*What the exercise asks*: Count lines holding the word "full". Only the number is wanted.

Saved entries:
-*-

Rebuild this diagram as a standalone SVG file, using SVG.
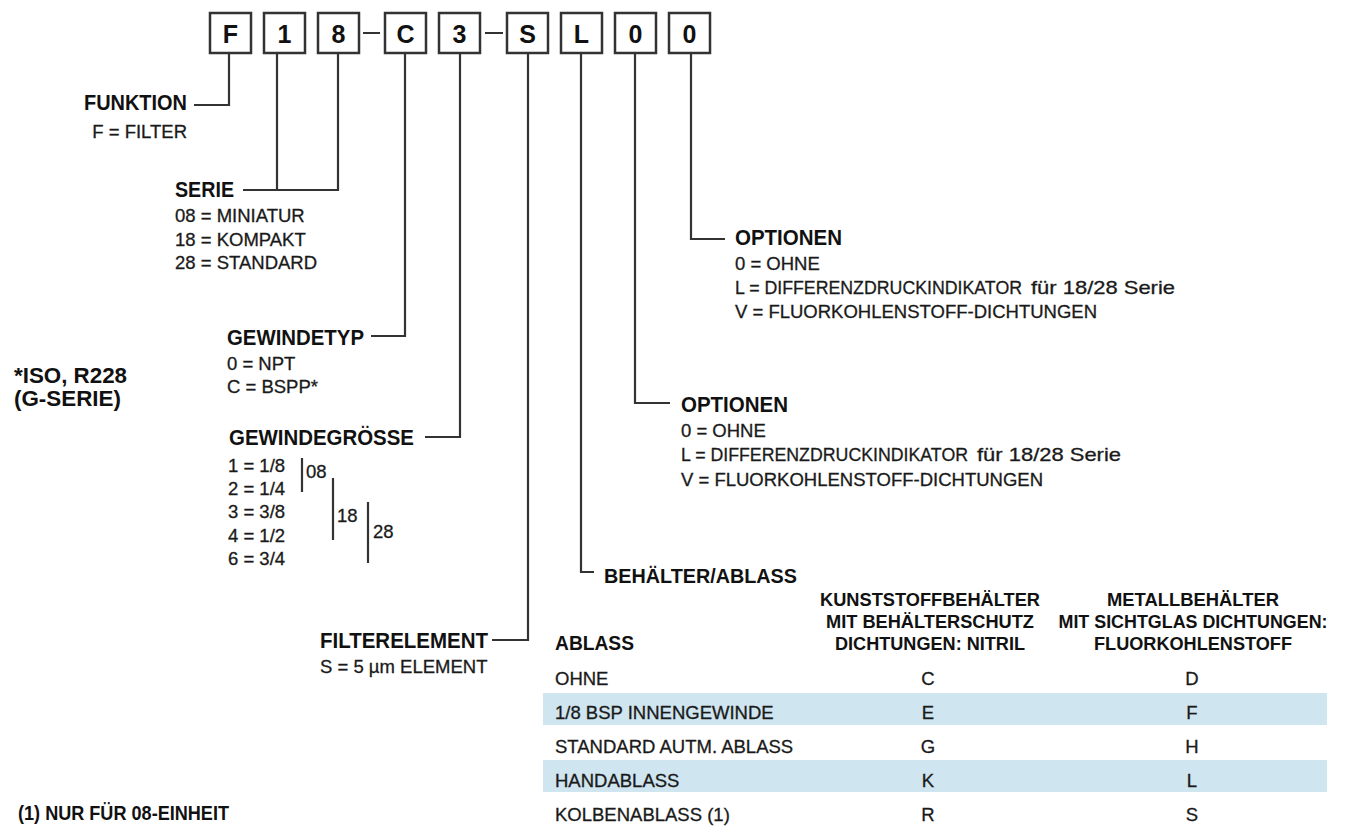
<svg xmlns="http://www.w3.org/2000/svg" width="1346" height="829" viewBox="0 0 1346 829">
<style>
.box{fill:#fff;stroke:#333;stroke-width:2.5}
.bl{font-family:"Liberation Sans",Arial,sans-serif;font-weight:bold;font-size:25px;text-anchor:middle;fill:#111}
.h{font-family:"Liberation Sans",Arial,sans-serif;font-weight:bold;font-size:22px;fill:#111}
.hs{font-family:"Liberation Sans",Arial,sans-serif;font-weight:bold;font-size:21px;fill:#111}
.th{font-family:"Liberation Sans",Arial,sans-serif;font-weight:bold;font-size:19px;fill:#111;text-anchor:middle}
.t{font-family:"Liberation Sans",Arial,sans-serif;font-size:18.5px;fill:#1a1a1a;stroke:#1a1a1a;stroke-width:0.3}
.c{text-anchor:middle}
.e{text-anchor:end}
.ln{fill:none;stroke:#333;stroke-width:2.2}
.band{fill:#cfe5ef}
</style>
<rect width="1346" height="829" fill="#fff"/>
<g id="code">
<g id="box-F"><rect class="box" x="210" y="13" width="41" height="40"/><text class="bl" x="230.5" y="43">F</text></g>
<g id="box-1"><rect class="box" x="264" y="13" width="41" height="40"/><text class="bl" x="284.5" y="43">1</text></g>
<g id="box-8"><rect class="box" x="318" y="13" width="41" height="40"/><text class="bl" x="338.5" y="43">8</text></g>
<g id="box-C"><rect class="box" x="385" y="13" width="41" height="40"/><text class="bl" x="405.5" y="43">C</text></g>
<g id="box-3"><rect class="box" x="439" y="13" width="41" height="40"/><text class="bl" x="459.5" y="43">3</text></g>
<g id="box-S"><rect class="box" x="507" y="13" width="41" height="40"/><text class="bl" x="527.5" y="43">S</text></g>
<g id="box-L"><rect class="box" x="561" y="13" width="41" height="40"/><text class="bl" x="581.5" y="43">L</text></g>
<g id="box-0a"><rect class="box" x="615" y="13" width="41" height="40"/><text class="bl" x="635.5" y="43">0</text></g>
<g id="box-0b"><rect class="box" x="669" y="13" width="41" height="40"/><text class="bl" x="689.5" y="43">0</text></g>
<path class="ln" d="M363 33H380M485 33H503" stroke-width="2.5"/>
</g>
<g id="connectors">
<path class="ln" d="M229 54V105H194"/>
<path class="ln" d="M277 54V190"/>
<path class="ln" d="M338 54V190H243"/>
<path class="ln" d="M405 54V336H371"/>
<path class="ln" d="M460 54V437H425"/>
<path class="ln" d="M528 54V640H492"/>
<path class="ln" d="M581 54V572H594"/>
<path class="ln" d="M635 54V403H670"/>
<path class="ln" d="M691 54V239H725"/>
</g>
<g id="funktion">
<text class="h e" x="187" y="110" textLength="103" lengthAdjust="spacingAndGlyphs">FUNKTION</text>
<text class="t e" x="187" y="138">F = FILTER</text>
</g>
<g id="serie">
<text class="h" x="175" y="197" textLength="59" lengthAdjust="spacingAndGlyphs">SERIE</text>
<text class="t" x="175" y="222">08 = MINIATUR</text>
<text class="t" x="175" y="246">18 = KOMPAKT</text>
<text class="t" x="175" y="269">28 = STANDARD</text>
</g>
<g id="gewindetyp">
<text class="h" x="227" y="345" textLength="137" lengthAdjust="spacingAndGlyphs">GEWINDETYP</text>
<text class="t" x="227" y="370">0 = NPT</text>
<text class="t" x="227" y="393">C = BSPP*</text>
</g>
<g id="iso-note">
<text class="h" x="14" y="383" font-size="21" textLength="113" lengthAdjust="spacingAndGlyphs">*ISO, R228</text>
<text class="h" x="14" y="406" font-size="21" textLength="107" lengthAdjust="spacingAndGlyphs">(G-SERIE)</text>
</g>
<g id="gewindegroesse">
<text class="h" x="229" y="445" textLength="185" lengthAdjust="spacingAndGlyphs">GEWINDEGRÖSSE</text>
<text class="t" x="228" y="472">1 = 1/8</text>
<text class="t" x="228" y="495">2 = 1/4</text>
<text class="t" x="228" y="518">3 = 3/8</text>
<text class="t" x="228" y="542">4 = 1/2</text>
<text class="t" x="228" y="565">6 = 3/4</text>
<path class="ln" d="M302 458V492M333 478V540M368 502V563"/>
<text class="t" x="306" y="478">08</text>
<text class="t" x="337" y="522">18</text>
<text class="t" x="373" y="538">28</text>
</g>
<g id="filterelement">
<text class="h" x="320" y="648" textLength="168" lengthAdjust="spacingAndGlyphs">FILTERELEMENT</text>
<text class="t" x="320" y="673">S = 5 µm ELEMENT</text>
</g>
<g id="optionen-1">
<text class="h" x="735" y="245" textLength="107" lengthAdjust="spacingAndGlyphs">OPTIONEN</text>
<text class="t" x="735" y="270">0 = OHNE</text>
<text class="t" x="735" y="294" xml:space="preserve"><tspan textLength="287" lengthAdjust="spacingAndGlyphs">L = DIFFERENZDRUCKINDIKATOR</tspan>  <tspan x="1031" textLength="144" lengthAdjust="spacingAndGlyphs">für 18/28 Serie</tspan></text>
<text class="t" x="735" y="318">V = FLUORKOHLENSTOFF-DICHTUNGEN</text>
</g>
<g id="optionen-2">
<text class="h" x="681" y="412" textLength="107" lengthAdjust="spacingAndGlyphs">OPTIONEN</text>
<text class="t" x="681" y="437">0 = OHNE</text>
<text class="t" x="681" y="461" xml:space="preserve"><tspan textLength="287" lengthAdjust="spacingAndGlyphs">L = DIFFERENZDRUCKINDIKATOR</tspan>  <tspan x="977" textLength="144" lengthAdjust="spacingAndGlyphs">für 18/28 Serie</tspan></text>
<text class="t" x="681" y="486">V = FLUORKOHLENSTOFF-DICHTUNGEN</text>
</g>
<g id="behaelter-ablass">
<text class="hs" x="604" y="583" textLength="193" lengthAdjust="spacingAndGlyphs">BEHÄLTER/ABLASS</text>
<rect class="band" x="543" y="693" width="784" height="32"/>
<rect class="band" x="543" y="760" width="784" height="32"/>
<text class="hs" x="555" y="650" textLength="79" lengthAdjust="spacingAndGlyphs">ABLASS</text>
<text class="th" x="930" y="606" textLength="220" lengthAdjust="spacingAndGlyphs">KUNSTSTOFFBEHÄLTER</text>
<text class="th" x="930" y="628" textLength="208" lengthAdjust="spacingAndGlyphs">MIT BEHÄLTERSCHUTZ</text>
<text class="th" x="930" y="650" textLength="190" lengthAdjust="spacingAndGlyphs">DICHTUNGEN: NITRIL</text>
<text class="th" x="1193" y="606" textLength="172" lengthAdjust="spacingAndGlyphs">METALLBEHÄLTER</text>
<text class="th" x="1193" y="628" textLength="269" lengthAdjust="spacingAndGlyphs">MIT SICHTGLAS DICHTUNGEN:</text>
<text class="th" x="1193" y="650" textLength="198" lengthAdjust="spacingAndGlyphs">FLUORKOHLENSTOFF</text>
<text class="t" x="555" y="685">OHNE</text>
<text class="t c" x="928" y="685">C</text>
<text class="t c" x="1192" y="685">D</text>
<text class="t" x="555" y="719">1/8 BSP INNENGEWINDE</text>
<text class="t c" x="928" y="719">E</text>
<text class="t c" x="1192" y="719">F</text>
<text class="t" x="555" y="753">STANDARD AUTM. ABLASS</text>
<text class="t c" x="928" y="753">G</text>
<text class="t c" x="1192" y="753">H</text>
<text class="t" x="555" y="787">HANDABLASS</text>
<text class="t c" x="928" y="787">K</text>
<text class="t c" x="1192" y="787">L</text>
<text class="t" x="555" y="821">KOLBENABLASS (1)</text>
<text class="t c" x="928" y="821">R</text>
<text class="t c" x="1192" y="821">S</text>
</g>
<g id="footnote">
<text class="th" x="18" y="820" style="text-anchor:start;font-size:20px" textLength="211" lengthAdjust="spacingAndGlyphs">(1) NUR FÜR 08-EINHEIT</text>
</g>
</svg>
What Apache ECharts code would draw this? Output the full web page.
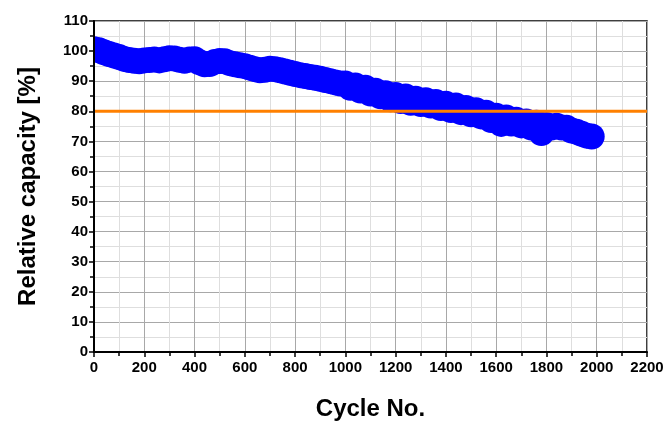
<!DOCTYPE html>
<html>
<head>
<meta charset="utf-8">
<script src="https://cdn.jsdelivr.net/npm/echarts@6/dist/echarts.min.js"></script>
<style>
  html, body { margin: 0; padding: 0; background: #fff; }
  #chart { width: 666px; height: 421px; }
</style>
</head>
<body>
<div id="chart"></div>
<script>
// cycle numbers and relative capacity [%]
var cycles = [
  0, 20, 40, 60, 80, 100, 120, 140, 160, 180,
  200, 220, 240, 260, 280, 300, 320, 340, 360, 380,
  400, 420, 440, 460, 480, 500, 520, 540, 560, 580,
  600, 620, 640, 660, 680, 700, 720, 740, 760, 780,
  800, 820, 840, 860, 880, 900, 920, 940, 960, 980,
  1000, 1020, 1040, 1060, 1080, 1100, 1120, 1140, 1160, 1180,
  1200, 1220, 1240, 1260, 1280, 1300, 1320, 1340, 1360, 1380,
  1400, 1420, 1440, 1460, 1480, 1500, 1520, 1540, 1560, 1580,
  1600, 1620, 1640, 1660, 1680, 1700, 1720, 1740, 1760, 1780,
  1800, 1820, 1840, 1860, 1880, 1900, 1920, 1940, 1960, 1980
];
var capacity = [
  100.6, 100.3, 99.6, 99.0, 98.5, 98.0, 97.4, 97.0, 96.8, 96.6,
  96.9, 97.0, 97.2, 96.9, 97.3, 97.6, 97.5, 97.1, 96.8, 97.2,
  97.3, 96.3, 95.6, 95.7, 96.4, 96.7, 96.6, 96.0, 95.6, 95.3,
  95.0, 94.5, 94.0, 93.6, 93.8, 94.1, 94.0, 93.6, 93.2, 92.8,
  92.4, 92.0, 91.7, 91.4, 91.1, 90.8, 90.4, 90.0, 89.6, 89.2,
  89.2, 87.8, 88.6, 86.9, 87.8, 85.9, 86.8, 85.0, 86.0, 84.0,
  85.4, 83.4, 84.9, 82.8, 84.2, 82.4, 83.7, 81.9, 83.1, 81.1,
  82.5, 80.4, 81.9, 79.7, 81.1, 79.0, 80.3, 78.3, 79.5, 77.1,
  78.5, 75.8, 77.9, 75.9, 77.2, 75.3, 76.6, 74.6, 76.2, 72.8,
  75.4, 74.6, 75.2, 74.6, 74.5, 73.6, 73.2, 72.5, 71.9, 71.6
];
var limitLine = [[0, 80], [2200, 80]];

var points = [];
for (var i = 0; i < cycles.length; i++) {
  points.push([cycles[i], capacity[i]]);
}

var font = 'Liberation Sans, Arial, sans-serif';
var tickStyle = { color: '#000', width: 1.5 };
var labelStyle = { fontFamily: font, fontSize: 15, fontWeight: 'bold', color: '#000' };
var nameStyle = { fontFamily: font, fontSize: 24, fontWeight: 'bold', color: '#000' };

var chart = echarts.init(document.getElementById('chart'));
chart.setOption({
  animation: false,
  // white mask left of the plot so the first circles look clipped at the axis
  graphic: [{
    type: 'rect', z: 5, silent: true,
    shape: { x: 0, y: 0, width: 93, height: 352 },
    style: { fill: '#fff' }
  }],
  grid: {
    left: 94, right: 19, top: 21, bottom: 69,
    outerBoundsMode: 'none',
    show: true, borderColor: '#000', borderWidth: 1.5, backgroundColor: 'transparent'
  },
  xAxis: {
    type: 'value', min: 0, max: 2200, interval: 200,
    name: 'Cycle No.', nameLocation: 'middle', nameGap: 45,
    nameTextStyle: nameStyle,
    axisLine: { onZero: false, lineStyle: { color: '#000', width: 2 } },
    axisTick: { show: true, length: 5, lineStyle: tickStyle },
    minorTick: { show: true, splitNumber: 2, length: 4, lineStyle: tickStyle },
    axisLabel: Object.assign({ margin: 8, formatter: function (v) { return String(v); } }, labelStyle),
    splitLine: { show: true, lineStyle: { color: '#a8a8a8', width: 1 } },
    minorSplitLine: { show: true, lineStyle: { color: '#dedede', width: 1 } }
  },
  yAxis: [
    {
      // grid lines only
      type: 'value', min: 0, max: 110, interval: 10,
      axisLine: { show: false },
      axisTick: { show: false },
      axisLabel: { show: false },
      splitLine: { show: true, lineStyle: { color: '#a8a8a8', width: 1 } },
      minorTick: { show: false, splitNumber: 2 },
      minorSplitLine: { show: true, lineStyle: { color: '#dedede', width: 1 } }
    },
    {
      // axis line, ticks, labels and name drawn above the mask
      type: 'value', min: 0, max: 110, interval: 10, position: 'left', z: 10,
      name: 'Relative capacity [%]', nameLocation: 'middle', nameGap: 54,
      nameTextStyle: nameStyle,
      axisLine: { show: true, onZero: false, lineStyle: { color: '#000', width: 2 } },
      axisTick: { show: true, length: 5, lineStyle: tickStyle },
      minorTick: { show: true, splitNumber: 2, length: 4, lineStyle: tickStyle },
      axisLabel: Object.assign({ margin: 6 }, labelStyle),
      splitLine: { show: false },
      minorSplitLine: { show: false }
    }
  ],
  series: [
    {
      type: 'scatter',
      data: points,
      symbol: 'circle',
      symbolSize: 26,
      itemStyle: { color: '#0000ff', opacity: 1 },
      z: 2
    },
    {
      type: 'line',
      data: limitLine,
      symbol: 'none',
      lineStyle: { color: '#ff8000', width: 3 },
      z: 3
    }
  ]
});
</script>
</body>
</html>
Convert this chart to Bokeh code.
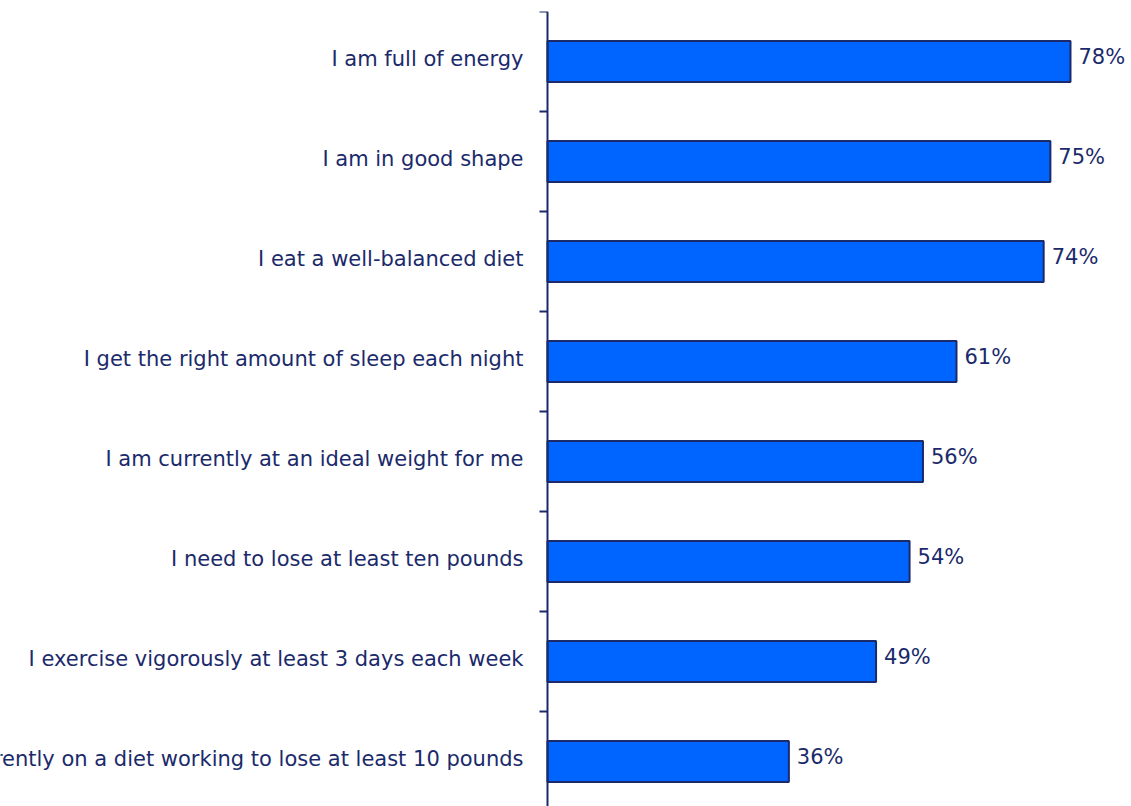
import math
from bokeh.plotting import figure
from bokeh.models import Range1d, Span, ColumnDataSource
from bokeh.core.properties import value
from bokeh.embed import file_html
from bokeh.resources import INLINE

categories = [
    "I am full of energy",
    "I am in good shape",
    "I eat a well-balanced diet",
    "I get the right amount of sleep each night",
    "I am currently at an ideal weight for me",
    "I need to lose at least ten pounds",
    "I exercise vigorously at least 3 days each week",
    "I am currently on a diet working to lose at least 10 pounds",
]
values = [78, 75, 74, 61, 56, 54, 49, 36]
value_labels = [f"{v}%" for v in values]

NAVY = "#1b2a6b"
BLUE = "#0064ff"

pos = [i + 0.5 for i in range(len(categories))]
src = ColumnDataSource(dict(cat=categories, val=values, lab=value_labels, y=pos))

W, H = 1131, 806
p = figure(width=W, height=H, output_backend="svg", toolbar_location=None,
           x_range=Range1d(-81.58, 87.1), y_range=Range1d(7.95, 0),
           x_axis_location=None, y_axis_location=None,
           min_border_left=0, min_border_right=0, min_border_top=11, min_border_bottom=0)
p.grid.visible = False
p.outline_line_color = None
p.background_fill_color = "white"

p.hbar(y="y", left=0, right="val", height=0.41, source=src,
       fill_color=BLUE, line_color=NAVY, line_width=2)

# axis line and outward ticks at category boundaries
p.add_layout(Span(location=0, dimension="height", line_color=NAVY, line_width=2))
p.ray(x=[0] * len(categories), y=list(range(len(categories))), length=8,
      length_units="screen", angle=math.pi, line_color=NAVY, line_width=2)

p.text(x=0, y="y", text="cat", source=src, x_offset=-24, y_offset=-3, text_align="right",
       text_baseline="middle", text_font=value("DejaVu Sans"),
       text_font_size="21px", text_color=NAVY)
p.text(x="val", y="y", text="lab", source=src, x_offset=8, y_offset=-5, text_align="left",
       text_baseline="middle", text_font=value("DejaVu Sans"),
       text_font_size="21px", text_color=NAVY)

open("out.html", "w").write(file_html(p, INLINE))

-*-

*Reply*: 2